## Aim:
The listing below should be printed exactly, every line of it. Skip the pictures.

┌─ Data

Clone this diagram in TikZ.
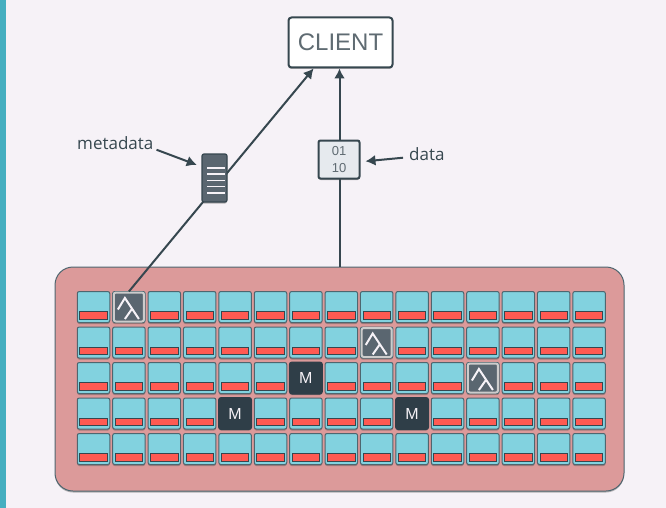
\documentclass[tikz,border=0pt]{standalone}
\usepackage{fontspec}
\setmainfont{Liberation Sans}
\newfontfamily\labelfont{Open Sans}
\usetikzlibrary{arrows.meta,shadows}
\definecolor{page}{HTML}{F6F2F7}
\definecolor{strip}{HTML}{45AFC0}
\definecolor{storef}{HTML}{DC9A9A}
\definecolor{rand}{HTML}{36474F}
\definecolor{diskf}{HTML}{82D2DF}
\definecolor{diskd}{HTML}{4E666F}
\definecolor{barf}{HTML}{FF5A52}
\definecolor{mdark}{HTML}{2F3E48}
\definecolor{icon}{HTML}{5A6670}
\definecolor{txt}{HTML}{5F6B72}
\definecolor{bitsf}{HTML}{E6EAEE}
\tikzset{
  lift/.style={drop shadow={shadow xshift=0pt,shadow yshift=-1.5pt,opacity=0.4,fill=black!70}},
  conn/.style={-{Latex[length=10pt,width=11pt]},rand,line width=2pt},
  note/.style={-{Latex[length=10pt,width=11pt]},rand,line width=2pt,shorten >=5pt},
  disk/.style={draw=diskd,fill=diskf,line width=1pt,rounded corners=2pt,minimum width=32.5pt,minimum height=31pt,inner sep=0pt,lift},
  bar/.style={draw=rand,fill=barf,line width=0.8pt,minimum width=27.5pt,minimum height=7.5pt,inner sep=0pt},
  mdisk/.style={fill=mdark,rounded corners=3pt,minimum width=34pt,minimum height=33pt,inner sep=0pt,text=page,font=\fontsize{16}{16}\selectfont},
  treedisk/.style={draw=black!20,fill=icon,line width=2pt,rounded corners=2pt,minimum width=30pt,minimum height=29pt,inner sep=0pt,lift},
  branch/.style={draw=page,line width=2pt},
  label/.style={text=rand,inner sep=0pt,font=\labelfont\fontsize{17}{17}\selectfont},
}
\begin{document}
\begin{tikzpicture}[x=1pt,y=-1pt]
  \useasboundingbox (0,0) rectangle (666,508);
  \fill[page] (0,0) rectangle (666,508);
  \fill[strip] (0,0) rectangle (6,508);
  \node[draw=diskd,fill=storef,line width=1pt,rounded corners=18pt,minimum width=569pt,minimum height=224pt,inner sep=0pt,lift] (store) at (339.5,379) {};
  \foreach \j in {0,...,4}
    \foreach \i in {0,...,14} {
      \node[disk] (c-\i-\j) at ({93.5+35.4*\i},{307+35.5*\j}) {};
      \node[bar] (b-\i-\j) at ([yshift=-8.5pt]c-\i-\j.center) {};
    }
  \foreach \n/\i/\j in {1/6/2,2/4/3,3/9/3}
    \node[mdisk] (m\n) at (c-\i-\j) {M};
  \foreach \n/\i/\j in {1/1/0,2/8/1,3/11/2} {
    \node[treedisk] (tree\n) at (c-\i-\j) {};
    \draw[branch] ([shift={(-11pt,-2.5pt)}]tree\n.center) -- ([shift={(-4pt,9pt)}]tree\n.center) -- ([shift={(10pt,-12pt)}]tree\n.center);
    \draw[branch] ([shift={(3pt,-2pt)}]tree\n.center) -- ([shift={(-4pt,-12pt)}]tree\n.center);
  }
  \node[draw=rand,fill=white,line width=2pt,rounded corners=3pt,minimum width=104pt,minimum height=50pt,inner sep=0pt,text=txt,font=\fontsize{24}{24}\selectfont,lift] (client) at (340.5,42.5) {CLIENT};
  % both lines run behind the small boxes
  \draw[conn] (tree1.north) -- (client.-136);
  \draw[conn] (store.north) -- (store.north |- client.south);
  \node[draw=rand,fill=icon,line width=1.2pt,rounded corners=2pt,minimum width=25pt,minimum height=48pt,inner sep=0pt,lift] (md) at (214.5,178) {};
  \foreach \k in {0,...,4}
    \draw[page,line width=1.5pt] ([shift={(-7.5pt,{15-6.3*\k})}]md.center) -- ([shift={(10.5pt,{15-6.3*\k})}]md.center);
  \node[draw=rand,fill=bitsf,line width=2pt,rounded corners=2pt,minimum width=41pt,minimum height=38pt,inner sep=0pt,align=center,text=txt,font=\fontsize{13}{17}\selectfont,lift] (bits) at (339,159.5) {01\\10};
  \node[label,anchor=west] (metadata) at (77,143) {metadata};
  \node[label,anchor=west] (data) at (409,154) {data};
  \draw[note] ([xshift=3pt]metadata.south east) -- (md.139);
  \draw[note,shorten <=6pt] (data.-170) -- (bits.-6);
\end{tikzpicture}
\end{document}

└─

## Finished task:
Clone this diagram in TikZ.
\documentclass[tikz,border=0pt]{standalone}
\usepackage{fontspec}
\setmainfont{Liberation Sans}
\newfontfamily\labelfont{Open Sans}
\usetikzlibrary{arrows.meta,shadows}
\definecolor{page}{HTML}{F6F2F7}
\definecolor{strip}{HTML}{45AFC0}
\definecolor{storef}{HTML}{DC9A9A}
\definecolor{rand}{HTML}{36474F}
\definecolor{diskf}{HTML}{82D2DF}
\definecolor{diskd}{HTML}{4E666F}
\definecolor{barf}{HTML}{FF5A52}
\definecolor{mdark}{HTML}{2F3E48}
\definecolor{icon}{HTML}{5A6670}
\definecolor{txt}{HTML}{5F6B72}
\definecolor{bitsf}{HTML}{E6EAEE}
\tikzset{
  lift/.style={drop shadow={shadow xshift=0pt,shadow yshift=-1.5pt,opacity=0.4,fill=black!70}},
  conn/.style={-{Latex[length=10pt,width=11pt]},rand,line width=2pt},
  note/.style={-{Latex[length=10pt,width=11pt]},rand,line width=2pt,shorten >=5pt},
  disk/.style={draw=diskd,fill=diskf,line width=1pt,rounded corners=2pt,minimum width=32.5pt,minimum height=31pt,inner sep=0pt,lift},
  bar/.style={draw=rand,fill=barf,line width=0.8pt,minimum width=27.5pt,minimum height=7.5pt,inner sep=0pt},
  mdisk/.style={fill=mdark,rounded corners=3pt,minimum width=34pt,minimum height=33pt,inner sep=0pt,text=page,font=\fontsize{16}{16}\selectfont},
  treedisk/.style={draw=black!20,fill=icon,line width=2pt,rounded corners=2pt,minimum width=30pt,minimum height=29pt,inner sep=0pt,lift},
  branch/.style={draw=page,line width=2pt},
  label/.style={text=rand,inner sep=0pt,font=\labelfont\fontsize{17}{17}\selectfont},
}
\begin{document}
\begin{tikzpicture}[x=1pt,y=-1pt]
  \useasboundingbox (0,0) rectangle (666,508);
  \fill[page] (0,0) rectangle (666,508);
  \fill[strip] (0,0) rectangle (6,508);
  \node[draw=diskd,fill=storef,line width=1pt,rounded corners=18pt,minimum width=569pt,minimum height=224pt,inner sep=0pt,lift] (store) at (339.5,379) {};
  \foreach \j in {0,...,4}
    \foreach \i in {0,...,14} {
      \node[disk] (c-\i-\j) at ({93.5+35.4*\i},{307+35.5*\j}) {};
      \node[bar] (b-\i-\j) at ([yshift=-8.5pt]c-\i-\j.center) {};
    }
  \foreach \n/\i/\j in {1/6/2,2/4/3,3/9/3}
    \node[mdisk] (m\n) at (c-\i-\j) {M};
  \foreach \n/\i/\j in {1/1/0,2/8/1,3/11/2} {
    \node[treedisk] (tree\n) at (c-\i-\j) {};
    \draw[branch] ([shift={(-11pt,-2.5pt)}]tree\n.center) -- ([shift={(-4pt,9pt)}]tree\n.center) -- ([shift={(10pt,-12pt)}]tree\n.center);
    \draw[branch] ([shift={(3pt,-2pt)}]tree\n.center) -- ([shift={(-4pt,-12pt)}]tree\n.center);
  }
  \node[draw=rand,fill=white,line width=2pt,rounded corners=3pt,minimum width=104pt,minimum height=50pt,inner sep=0pt,text=txt,font=\fontsize{24}{24}\selectfont,lift] (client) at (340.5,42.5) {CLIENT};
  % both lines run behind the small boxes
  \draw[conn] (tree1.north) -- (client.-136);
  \draw[conn] (store.north) -- (store.north |- client.south);
  \node[draw=rand,fill=icon,line width=1.2pt,rounded corners=2pt,minimum width=25pt,minimum height=48pt,inner sep=0pt,lift] (md) at (214.5,178) {};
  \foreach \k in {0,...,4}
    \draw[page,line width=1.5pt] ([shift={(-7.5pt,{15-6.3*\k})}]md.center) -- ([shift={(10.5pt,{15-6.3*\k})}]md.center);
  \node[draw=rand,fill=bitsf,line width=2pt,rounded corners=2pt,minimum width=41pt,minimum height=38pt,inner sep=0pt,align=center,text=txt,font=\fontsize{13}{17}\selectfont,lift] (bits) at (339,159.5) {01\\10};
  \node[label,anchor=west] (metadata) at (77,143) {metadata};
  \node[label,anchor=west] (data) at (409,154) {data};
  \draw[note] ([xshift=3pt]metadata.south east) -- (md.139);
  \draw[note,shorten <=6pt] (data.-170) -- (bits.-6);
\end{tikzpicture}
\end{document}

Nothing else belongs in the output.